We have received numerous queries since we published a warning to civil servants in the Personal Finance Scrapbook series preservation fund article. Personal Finance warned that when they take a severance, discharge or resignation package they should NOT put their retirement savings into a preservation fund.

The reasons are quite complex. The structure of civil servant packages gives them access to their full actuarial value provided the retirement savings are transferred to another approved retirement fund.

The approved fund can be another retirement fund or a retirement annuity fund offered by a life assurance company.

A preservation fund is not an approved fund because a large portion of the benefit paid to civil servants is considered as a "member contribution or own contribution". But the money will only retain the tax free benefits to which civil servants are entitled at retirement if the money is put into a retirement fund where member contributions are acceptable.

Preservation funds can only accept retirement fund transfer benefits and not member contributions.

As a large portion of the departure package of civil servants is defined as an "own contribution" they will retain the tax free benefits at retirement if their money goes into another fund (say of a new employer) or into a retirement annuity fund.

The retirement packages of civil servants are complex, particularly with the change to their tax free status on lump sums (until March 1, 1998) and the various severance packages on offer.

Any civil servant resigning, discharged, taking a severance or early retirement package, or retiring should get professional advice.

The complexities of civil service retirement are covered in a chapter in the 1999 edition of the book I co-authored with Magnus Heystek, titled Retirement - the Amazing and Scary Truth, where all the issues and calculations civil servants need to take into account in structuring their retirement packages properly are dealt with.

In the meantime do not put your money in a preservation fund if you are a civil servant: you may only discover how much it has cost you years from now.

If you are a civil servant and you have been incorrectly placed in a preservation fund, demand from the company providing the preservation fund that your position be rectified.

The correction will include making an appeal to the taxman to correct the situation.

Apart from ignorance of some financial advisers on this issue, the other reason for this poor advice may be the higher commissions paid on preservation fund investments over retirement annuities.

Preservation funds are good vehicles for ordinary mortals but you must be aware of their limitations. Firstly you are only allowed one withdrawal. This includes the R1 800 you can take tax free from your retirement fund transfer benefits. If you run short of money you cannot access your retirement savings in the preservation fund until you retire.
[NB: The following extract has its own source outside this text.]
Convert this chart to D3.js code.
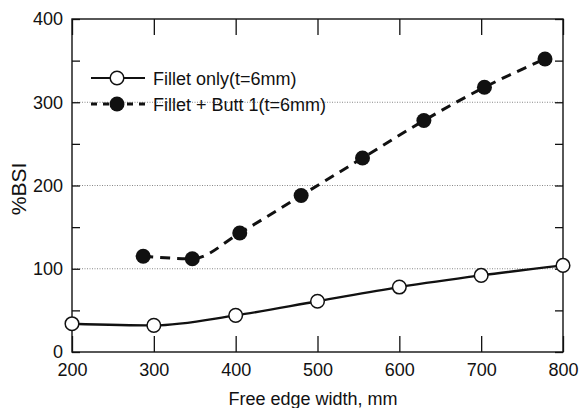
<!DOCTYPE html>
<html>
<head>
<meta charset="utf-8">
<script src="https://cdn.jsdelivr.net/npm/d3@7"></script>
<style>
  body { margin: 0; background: #fff; }
  text { font-family: Arial, "Liberation Sans", sans-serif; fill: #111; }
</style>
</head>
<body>
<div class="chart"></div>
<script>
// data
var filletX = [200, 300, 400, 500, 600, 700, 800];
var filletY = [34, 32, 44, 61, 78, 92, 104];
var buttX = [287, 347, 405, 480, 555, 630, 704, 778];
var buttY = [115, 112, 143, 188, 233, 278, 318, 352];
var xTicks = [200, 300, 400, 500, 600, 700, 800];
var yTicks = [0, 100, 200, 300, 400];
var yMinor = [50, 150, 250, 350];
var gridY = [100, 200, 300];
var seriesNames = ["Fillet only(t=6mm)", "Fillet + Butt 1(t=6mm)"];

var svgWidth = 579, svgHeight = 408;
var margin = { top: 19, right: 16, bottom: 56, left: 72 };
var width = svgWidth - margin.left - margin.right;
var height = svgHeight - margin.top - margin.bottom;

var svg = d3.select(".chart").append("svg")
  .attr("width", svgWidth)
  .attr("height", svgHeight);

var chart = svg.append("g")
  .attr("transform", "translate(" + margin.left + "," + margin.top + ")");

var x = d3.scaleLinear().domain([200, 800]).range([0, width]);
var y = d3.scaleLinear().domain([0, 400]).range([height, 0]);

// dotted gridlines
chart.selectAll(".grid")
  .data(gridY)
  .enter().append("line")
  .attr("x1", 0).attr("x2", width)
  .attr("y1", function (d) { return y(d); })
  .attr("y2", function (d) { return y(d); })
  .attr("stroke", "#888")
  .attr("stroke-width", 1)
  .attr("stroke-dasharray", "1,1.5");

// axes with inward ticks
var bottomAxis = d3.axisBottom(x).tickValues(xTicks).tickSize(-16).tickPadding(11).tickFormat(d3.format("d"));
var topAxis = d3.axisTop(x).tickValues(xTicks).tickSize(-16).tickFormat("");
var leftAxis = d3.axisLeft(y).tickValues(yTicks.concat(yMinor)).tickSize(-8).tickPadding(9)
  .tickFormat(function (d) { return yTicks.indexOf(d) >= 0 ? d : ""; });
var rightAxis = d3.axisRight(y).tickValues(yTicks.concat(yMinor)).tickSize(-8).tickFormat("");

function styleAxis(g) {
  g.select(".domain").remove();
  g.selectAll(".tick line").attr("stroke", "#111").attr("stroke-width", 1.3);
  g.selectAll(".tick text").style("font-size", "18px").attr("fill", "#111");
}

chart.append("g").attr("transform", "translate(0," + height + ")").call(bottomAxis).call(styleAxis);
chart.append("g").call(topAxis).call(styleAxis);
chart.append("g").call(leftAxis).call(styleAxis);
chart.append("g").attr("transform", "translate(" + width + ",0)").call(rightAxis).call(styleAxis);

// frame
chart.append("rect")
  .attr("width", width).attr("height", height)
  .attr("fill", "none").attr("stroke", "#111").attr("stroke-width", 1.4);

// series
var fillet = filletX.map(function (d, i) { return [d, filletY[i]]; });
var butt = buttX.map(function (d, i) { return [d, buttY[i]]; });

var line = d3.line()
  .x(function (d) { return x(d[0]); })
  .y(function (d) { return y(d[1]); })
  .curve(d3.curveMonotoneX);

chart.append("path").datum(fillet)
  .attr("d", line).attr("fill", "none")
  .attr("stroke", "#111").attr("stroke-width", 2.4);

chart.append("path").datum(butt)
  .attr("d", line).attr("fill", "none")
  .attr("stroke", "#111").attr("stroke-width", 3)
  .attr("stroke-dasharray", "10,7");

chart.selectAll(".open")
  .data(fillet)
  .enter().append("circle")
  .attr("cx", function (d) { return x(d[0]); })
  .attr("cy", function (d) { return y(d[1]); })
  .attr("r", 6.8)
  .attr("fill", "#fff").attr("stroke", "#111").attr("stroke-width", 1.5);

chart.selectAll(".filled")
  .data(butt)
  .enter().append("circle")
  .attr("cx", function (d) { return x(d[0]); })
  .attr("cy", function (d) { return y(d[1]); })
  .attr("r", 7.5)
  .attr("fill", "#111");

// legend
var legend = svg.append("g");
legend.append("line").attr("x1", 91).attr("x2", 145).attr("y1", 78).attr("y2", 78)
  .attr("stroke", "#111").attr("stroke-width", 2);
legend.append("circle").attr("cx", 117).attr("cy", 78).attr("r", 6.8)
  .attr("fill", "#fff").attr("stroke", "#111").attr("stroke-width", 1.5);
legend.append("line").attr("x1", 91).attr("x2", 145).attr("y1", 104).attr("y2", 104)
  .attr("stroke", "#111").attr("stroke-width", 2.8).attr("stroke-dasharray", "6,6");
legend.append("circle").attr("cx", 117).attr("cy", 104).attr("r", 7.5).attr("fill", "#111");

legend.selectAll(".ltext")
  .data(seriesNames)
  .enter().append("text")
  .attr("x", 153)
  .attr("y", function (d, i) { return 84.5 + i * 26; })
  .style("font-size", "18px")
  .text(function (d) { return d; });

// axis labels
svg.append("text")
  .attr("x", 313).attr("y", 405)
  .attr("text-anchor", "middle")
  .style("font-size", "18px")
  .text("Free edge width, mm");

svg.append("text")
  .attr("transform", "translate(26,189) rotate(-90)")
  .attr("text-anchor", "middle")
  .style("font-size", "21px")
  .text("%BSI");
</script>
</body>
</html>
The retirement date is the date which applied in the fund from which you originally transferred your money. So if the your retirement date was 65, this becomes the date in your preservation fund. Against this you can make the maturity (or retirement date) 55 in a retirement annuity fund. If at the age of 55 you do not want to retire from the fund you can keep extending the retirement date until you are 69. You are not allowed to be a member of a retirement annuity fund after 69.

Another catch with a preservation fund is that there are two types: preservation pension funds and preservation provident funds. If you are in a pension fund you must transfer to a preservation pension fund. If you are in a provident fund you must transfer to a preservation provident.